Nul ne le sait, mais la farce peut s’arrêter demain, comme elle peut s’arrêter dans trois ou quatre ans. Une seule chose est sûre : le jour où la crise de la dette française éclatera, il sera trop tard pour réagir. Seuls les créanciers auront voix au chapitre. Et ils imposeront leurs volontés au petit peuple. Dans celui-ci, on comptera les milliers de résidents français qui ont un portefeuille d’assurance-vie où la dette souveraine figure en bonne place.
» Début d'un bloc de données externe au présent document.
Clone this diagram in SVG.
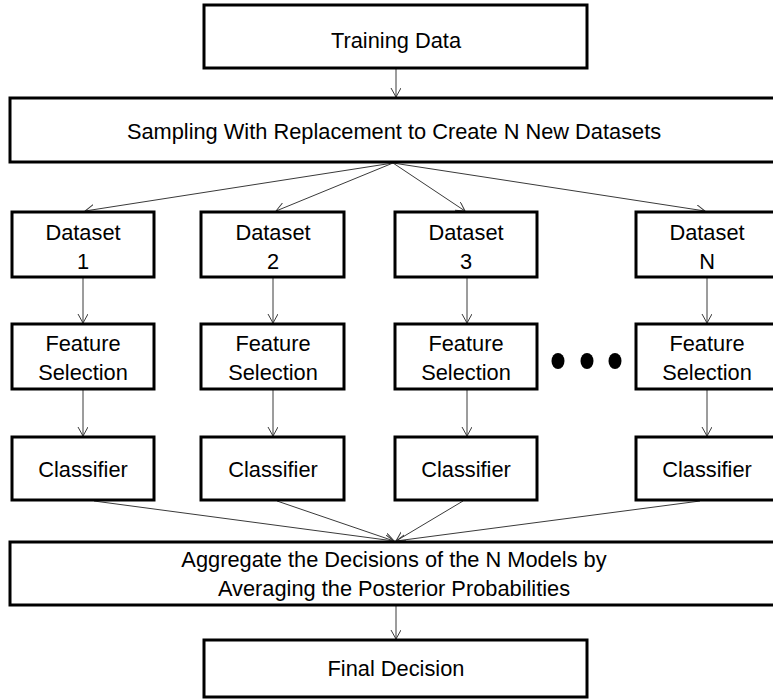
<svg xmlns="http://www.w3.org/2000/svg" width="773" height="700" viewBox="0 0 773 700">
<style>
.box{fill:#fff;stroke:#000;stroke-width:3}
.t{font-family:"Liberation Sans",Arial,sans-serif;font-size:21.8px;fill:#000;text-anchor:middle}
.c{stroke:#3a3a3a;stroke-width:1;fill:none;marker-end:url(#ah)}
</style>
<defs>
<marker id="ah" markerWidth="12" markerHeight="12" refX="9" refY="5" orient="auto" markerUnits="userSpaceOnUse">
<path d="M0,0 L9,5 L0,10" fill="none" stroke="#3a3a3a" stroke-width="1"/>
</marker>
</defs>
<rect width="773" height="700" fill="#fff"/>
<g id="connectors">
<line class="c" x1="396" y1="69" x2="396" y2="97"/>
<line class="c" x1="393" y1="163" x2="85" y2="211"/>
<line class="c" x1="393" y1="163" x2="276" y2="211"/>
<line class="c" x1="393" y1="163" x2="465" y2="211"/>
<line class="c" x1="393" y1="163" x2="705" y2="211"/>
<line class="c" x1="83" y1="278" x2="83" y2="323"/>
<line class="c" x1="273" y1="278" x2="273" y2="323"/>
<line class="c" x1="467" y1="278" x2="467" y2="323"/>
<line class="c" x1="707" y1="278" x2="707" y2="323"/>
<line class="c" x1="83" y1="390" x2="83" y2="436"/>
<line class="c" x1="273" y1="390" x2="273" y2="436"/>
<line class="c" x1="467" y1="390" x2="467" y2="436"/>
<line class="c" x1="707" y1="390" x2="707" y2="436"/>
<line class="c" x1="94" y1="501" x2="394" y2="541"/>
<line class="c" x1="277" y1="501" x2="394" y2="541"/>
<line class="c" x1="463" y1="501" x2="396" y2="541"/>
<line class="c" x1="700" y1="501" x2="396" y2="541"/>
<line class="c" x1="396" y1="606" x2="396" y2="639"/>
</g>
<g id="training-data"><rect class="box" x="204" y="5" width="383" height="63"/><text class="t" x="396" y="48">Training Data</text></g>
<g id="sampling"><rect class="box" x="10" y="98" width="780" height="64"/><text class="t" x="394" y="139">Sampling With Replacement to Create N New Datasets</text></g>
<g id="dataset-1"><rect class="box" x="12" y="212" width="142" height="65"/><text class="t" x="83" y="240">Dataset</text><text class="t" x="83" y="269">1</text></g>
<g id="dataset-2"><rect class="box" x="201" y="212" width="143" height="65"/><text class="t" x="273" y="240">Dataset</text><text class="t" x="273" y="269">2</text></g>
<g id="dataset-3"><rect class="box" x="395" y="212" width="142" height="65"/><text class="t" x="466" y="240">Dataset</text><text class="t" x="466" y="269">3</text></g>
<g id="dataset-n"><rect class="box" x="636" y="212" width="142" height="65"/><text class="t" x="707" y="240">Dataset</text><text class="t" x="707" y="269">N</text></g>
<g id="feature-1"><rect class="box" x="12" y="324" width="142" height="65"/><text class="t" x="83" y="351">Feature</text><text class="t" x="83" y="380">Selection</text></g>
<g id="feature-2"><rect class="box" x="201" y="324" width="143" height="65"/><text class="t" x="273" y="351">Feature</text><text class="t" x="273" y="380">Selection</text></g>
<g id="feature-3"><rect class="box" x="395" y="324" width="142" height="65"/><text class="t" x="466" y="351">Feature</text><text class="t" x="466" y="380">Selection</text></g>
<g id="feature-n"><rect class="box" x="636" y="324" width="142" height="65"/><text class="t" x="707" y="351">Feature</text><text class="t" x="707" y="380">Selection</text></g>
<g id="ellipsis"><ellipse cx="558" cy="361" rx="6.5" ry="8"/><ellipse cx="587" cy="361" rx="6.5" ry="8"/><ellipse cx="615" cy="361" rx="6.5" ry="8"/></g>
<g id="classifier-1"><rect class="box" x="12" y="437" width="142" height="63"/><text class="t" x="83" y="477">Classifier</text></g>
<g id="classifier-2"><rect class="box" x="201" y="437" width="143" height="63"/><text class="t" x="273" y="477">Classifier</text></g>
<g id="classifier-3"><rect class="box" x="395" y="437" width="142" height="63"/><text class="t" x="466" y="477">Classifier</text></g>
<g id="classifier-n"><rect class="box" x="636" y="437" width="142" height="63"/><text class="t" x="707" y="477">Classifier</text></g>
<g id="aggregate"><rect class="box" x="10" y="542" width="780" height="63"/><text class="t" x="394" y="567">Aggregate the Decisions of the N Models by</text><text class="t" x="394" y="596">Averaging the Posterior Probabilities</text></g>
<g id="final-decision"><rect class="box" x="204" y="640" width="383" height="57"/><text class="t" x="396" y="676">Final Decision</text></g>
</svg>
Une réforme des retraites sous contrainte
Comme l’a expliqué Bruno Le Maire, il faut adopter dès que possible une réforme des retraites « qui rétablisse les équilibres financiers ». De façon assez curieuse, personne n’est d’accord, à commencer par le MEDEF… Les recettes pour rétablir cet équilibre financier sont pourtant parfaitement connues : les Français doivent, à l’instar de leurs voisins, partir plus tard à la retraite. Idéalement, il faudrait aussi qu’ils soient égaux face à la retraite, ce qui passe par deux principes simples. Le premier consiste à demander aux cheminots de partir à la retraite en même temps que les salariés qui travaillent ordinairement dans les entreprises. Le second consiste à aligner les fonctionnaires sur les méthodes de calcul du secteur privé.
Faute de faire ces choix rapidement, on connaît par avance le prix à payer pour notre retard à réformer : l’Etat fera tôt ou tard défaut, et les épargnants qui ont acheté de la dette française en seront pour leur poche. Nous leur donnons par ailleurs quelques conseils pour éviter le pire. Surtout, les créanciers étrangers dicteront leur loi à la France et, une fois de plus, les salariés du privé seront mis à contribution pour financer les privilèges des fonctionnaires et des régimes spéciaux qui ont survécu au Conseil National de la Résistance, en 1945. Car c’est la particularité française, ceux qui parlent le plus de la solidarité, ceux qui font le plus l’éloge des acquis de la Résistance, sont ceux qui ont conservé le bénéfice des régimes sociaux bien plus favorables inventés dans les années 30.
Cherchez l’erreur. Ou bien faites comme Bruno Le Maire : mangez des champignons hallucinogènes.